Alison Krauss Rocks the Bluegrass World
Alison Krauss, who turns 38 this week, spent Tuesday night at the White House, serenading the President and the First Lady. But when the GAC special chronicling the event airs August 15, she'll have to leave home if she wants to see it. Alison doesn't own a television.
"I found that when my son (Sam, who turns 10 this year) was little, the day just went better when it wasn't there. So one day it just 'got broke,'" she tells the UK Telegraph, with a laugh.
It's a safe bet the prolific musician didn't spend a whole lot of time watching TV herself as a kid, considering she made her first album at 14 years old and hasn't let up since. Earlier this year, Alison and her unlikely duet partner, Led Zeppelin lead singer Robert Plant, snagged five Grammys for their album, 'Raising Sand,'' bringing Alison's Grammy tally to 26, more than any other female artist in Grammy history. The pair also announced that they're working on a second album together.

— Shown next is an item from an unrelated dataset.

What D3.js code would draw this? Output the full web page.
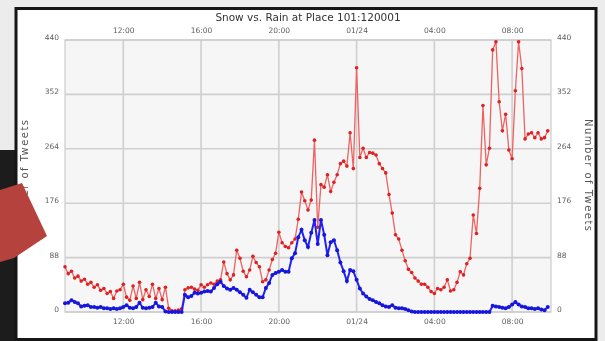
<!DOCTYPE html>
<html><head><meta charset="utf-8">
<script src="https://cdn.jsdelivr.net/npm/d3@7"></script>
<style>html,body{margin:0;padding:0;background:#ececec;overflow:hidden} svg{display:block}</style>
</head><body>
<svg id="c" width="605" height="341"></svg>
<script>
// ---- data ----
const chartTitle = "Snow vs. Rain at Place 101:120001";
const yLabel = "Number of Tweets";
const startTime = "2012-01-23T09:00:00";
const endTime = "2012-01-24T10:00:00";
const stepMinutes = 10;
const yTicks = [0, 88, 176, 264, 352, 440];
const xTicks = ["2012-01-23T12:00:00","2012-01-23T16:00:00","2012-01-23T20:00:00",
                "2012-01-24T00:00:00","2012-01-24T04:00:00","2012-01-24T08:00:00"];
const xTickLabels = ["12:00","16:00","20:00","01/24","04:00","08:00"];

// red series (10-minute counts from 09:00)
const redTweets = [
 73,62,66,55,58,50,53,45,48,40, 44,35,38,30,33,22,34,36,45,24,
 19,42,22,48,20,36,25,45,22,38, 20,40,6,2,2,3,5,36,39,40,
 37,35,44,40,44,47,45,50,52,81, 62,52,60,100,87,66,57,68,90,80,
 73,49,52,68,85,95,129,112,106,104, 112,118,150,194,180,165,181,278,137,206,
 202,222,195,210,222,240,244,236,290,232, 395,250,265,250,258,257,254,240,232,225,
 190,160,125,118,100,83,69,64,55,50, 45,45,40,33,30,38,36,40,52,34,
 36,48,65,60,78,87,157,127,200,334, 238,265,424,437,340,293,320,262,248,358,
 437,394,280,288,290,282,290,280,282,293
];
// blue series
const blueTweets = [
 14,15,19,16,14,9,10,11,8,8, 7,8,6,6,5,6,5,6,8,11,
 7,6,8,15,7,6,7,8,15,9, 8,1,0,0,0,0,0,28,24,26,
 31,30,31,33,34,33,39,45,49,42, 38,36,39,36,32,28,23,36,32,28,
 24,24,39,47,60,63,65,68,65,65, 87,95,121,133,116,105,128,149,110,149,
 125,92,113,116,100,80,66,50,68,66, 52,38,30,25,21,19,16,14,11,9,
 8,11,7,6,6,5,3,1,0,0, 0,0,0,0,0,0,0,0,0,0,
 0,0,0,0,0,0,0,0,0,0, 0,0,10,9,8,7,6,8,12,16,
 12,9,8,6,6,5,6,4,3,8
];

// ---- drawing ----
const svg = d3.select("#c");
const W = 605, H = 341;
const parse = d3.isoParse;
const t0 = parse(startTime);
const times = redTweets.map((_, i) => d3.timeMinute.offset(t0, i * stepMinutes));

const x = d3.scaleTime().domain([t0, parse(endTime)]).range([65, 551]);
const y = d3.scaleLinear().domain([0, 440]).range([312, 40]);

const defs = svg.append("defs");
defs.append("filter").attr("id","blur").attr("x","-5%").attr("y","-5%").attr("width","110%").attr("height","110%")
  .append("feGaussianBlur").attr("stdDeviation", 0.55);

const root = svg.append("g").attr("filter","url(#blur)");

// photo surroundings
root.append("rect").attr("width",W).attr("height",H).attr("fill","#ececec");
root.append("rect").attr("x",0).attr("y",150).attr("width",16).attr("height",H-150).attr("fill","#1c1c1c");
// chart paper with black frame
root.append("rect").attr("x",16).attr("y",8.5).attr("width",580).attr("height",331)
  .attr("fill","#ffffff").attr("stroke","#151515").attr("stroke-width",3);

// plot background
root.append("rect").attr("x",x.range()[0]).attr("y",y.range()[1])
  .attr("width",x.range()[1]-x.range()[0]).attr("height",y.range()[0]-y.range()[1])
  .attr("fill","#f6f6f6");

// grid
const grid = root.append("g");
grid.selectAll("line.h").data(yTicks).join("line")
  .attr("x1",x.range()[0]).attr("x2",x.range()[1])
  .attr("y1",d=>y(d)).attr("y2",d=>y(d))
  .attr("stroke","#cfcfcf").attr("stroke-width",1.6);
grid.selectAll("line.v").data(xTicks).join("line")
  .attr("x1",d=>x(parse(d))).attr("x2",d=>x(parse(d)))
  .attr("y1",y.range()[0]).attr("y2",y.range()[1])
  .attr("stroke","#cfcfcf").attr("stroke-width",1.6);
root.append("rect").attr("x",x.range()[0]).attr("y",y.range()[1])
  .attr("width",x.range()[1]-x.range()[0]).attr("height",y.range()[0]-y.range()[1])
  .attr("fill","none").attr("stroke","#cccccc").attr("stroke-width",1.2);

// axes
const fmt = (d,i) => xTickLabels[i];
const xt = xTicks.map(parse);
const axTop = d3.axisTop(x).tickValues(xt).tickFormat(fmt).tickSize(0).tickPadding(5);
const axBot = d3.axisBottom(x).tickValues(xt).tickFormat(fmt).tickSize(0).tickPadding(7);
const axL = d3.axisLeft(y).tickValues(yTicks).tickSize(0).tickPadding(5);
const axR = d3.axisRight(y).tickValues(yTicks).tickSize(0).tickPadding(5);
function styleAx(g){
  g.select(".domain").remove();
  g.selectAll("text").attr("fill","#606060").style("font-family","DejaVu Sans").style("font-size","7.5px");
}
root.append("g").attr("transform",`translate(0,${y.range()[1]-2})`).call(axTop).call(styleAx);
root.append("g").attr("transform",`translate(0,${y.range()[0]})`).call(axBot).call(styleAx);
root.append("g").attr("transform",`translate(${x.range()[0]-1},-3)`).call(axL).call(styleAx);
root.append("g").attr("transform",`translate(${x.range()[1]+1},-3)`).call(axR).call(styleAx);

// title
root.append("text").attr("x",(x.range()[0]+x.range()[1])/2).attr("y",21)
  .attr("text-anchor","middle").attr("fill","#333")
  .style("font-family","DejaVu Sans").style("font-size","10.5px").text(chartTitle);

// y labels
root.append("text").attr("transform","translate(28,176) rotate(-90)")
  .attr("text-anchor","middle").attr("fill","#555").attr("textLength",112)
  .style("font-family","DejaVu Sans").style("font-size","10px").text(yLabel);
root.append("text").attr("transform","translate(585,175) rotate(90)")
  .attr("text-anchor","middle").attr("fill","#555").attr("textLength",112)
  .style("font-family","DejaVu Sans").style("font-size","10px").text(yLabel);

// series
function series(vals, lineColor, dotColor, lw, r){
  const data = vals.map((v,i)=>({t:times[i], v}));
  const line = d3.line().x(d=>x(d.t)).y(d=>y(d.v));
  root.append("path").datum(data).attr("d",line).attr("fill","none")
    .attr("stroke",lineColor).attr("stroke-width",lw);
  root.append("g").selectAll("circle").data(data).join("circle")
    .attr("cx",d=>x(d.t)).attr("cy",d=>y(d.v)).attr("r",r).attr("fill",dotColor);
}
series(redTweets, "#ef6262", "#de2020", 1.3, 1.8);
series(blueTweets, "#2424f0", "#1414dc", 2, 2);

// red card in the photo foreground
root.append("polygon").attr("points","0,190 22,183 47,236 14,258 0,262").attr("fill","#b5423c");
</script>
</body></html>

"It'll be different, as if we hadn't made the first," she says. "I love being in the world of the unknown."
And although the result of their initial collaboration could not have been known when they first met, Alison knew she'd found a kindred spirit when the first thing the legendary rocker wanted to talk about was a legendary bluegrass-er: Ralph Stanley.
"He's very passionate about music. We were riding around making the record and he goes, 'Do you think something's wrong with me? My kids say, 'We want a real dad, can't you be a normal dad?' and I'm like, 'They're going to be waiting a long time.' He's like [she speaks at double speed], 'Listen to this, this Egyptian singer, can you believe it, blaaaah...' Just crazy.That's a really infectious, wonderful thing to be around."
While her childhood was spent playing fiddle and singing at bluegrass festivals, Alison was also becoming well-versed in classic rock, introduced to her by friends who lived nearby in her hometown of Champaign, Ill. (also the home of rockers REO Speedwagon).
"They had records and they had Top 40 radio on all the time. I didn't know who it was at the time, but I listened to AC/DC for the first time, 'Highway To Hell,' Carly Simon, the Rolling Stones, Lynyrd Skynyrd, ELO."
(Incidentally, the cover photo of Alison and her band Union Station's 1997 album, 'So Long So Wrong' is an homage to 'Highway to Hell' -- minus the devil horns).
"I always thought that white, hard, beautiful, melodic singing, by singers like Paul Rodgers (lead singer of Bad Company) and Frankie Miller reminded me of a Ralph Stanley type of singing. Blue collar, hardworking. They were working on the farm, tobacco farming in Virginia, Tennessee and North Carolina. The singing styles gave me the same feeling."